In our view, a module interface (the exported part), is the set of entry points into a module. That is visibility, not accessibility. We understand that contemporary languages such as Java or C# have long experience using 'private', 'public', 'internal',
'public private', etc. to describe visibility. However, C++ has a much longer tradition in using 'public' and 'private' for accessibility. We prefer to stick that established terminology to avoid unnecessary confusion.
Note also that the proposal is trying hard to avoid talking about linkage. This is to avoid (1) elevating the notion of linkage above where it belongs; (2) the existing standard notions of linkage are poor compared to the diversity concretely available
and we do not want to prevent implementations from supplying high quality experience.
A non-exported name does not necessarily have an internal linkage. Such an entity may be internal to a module unit, or shared by a set of module units within the same module, but not available to the outside.
We anticipate that, like any declaration, a module declaration may have attributes. But since they are ignorable, we prefer to focus now on the core semantics.
In general, we are aiming for simplicity - which is required by the very nature of the problem we are tackling: programming in the large, e.g. scaling well beyond the billion lines of codes.

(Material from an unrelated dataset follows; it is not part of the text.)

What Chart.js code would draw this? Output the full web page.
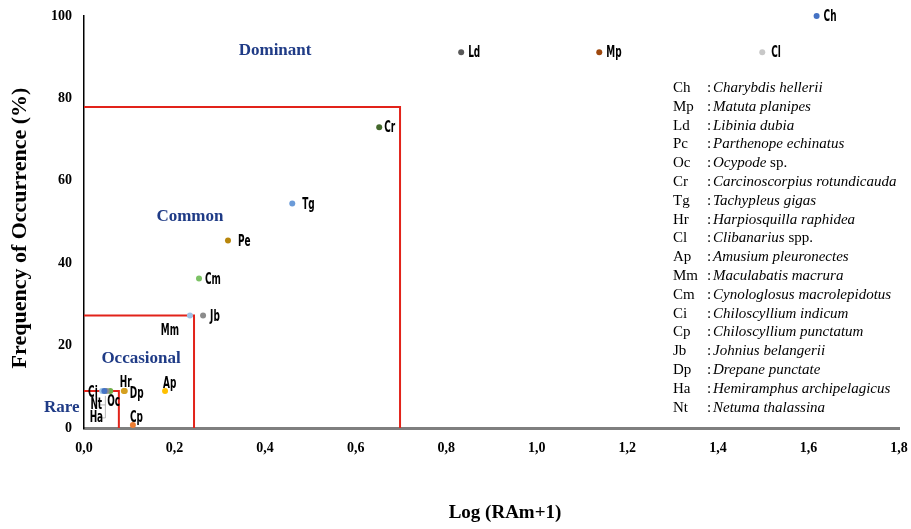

The point we are making is that a module interface must be described in its entirety at exactly one place. In practice, you will have a single source file, with an implementation-defined extension e.g. a.mi, that contains the interface of a given module.
In essence, they would be like your usual header files, except that you get isolation and the essential goodies we want from modules. However, the implementation of the entities declared in the interface may span several module units, e.g. conventional source
files that all declare belonging to the same module.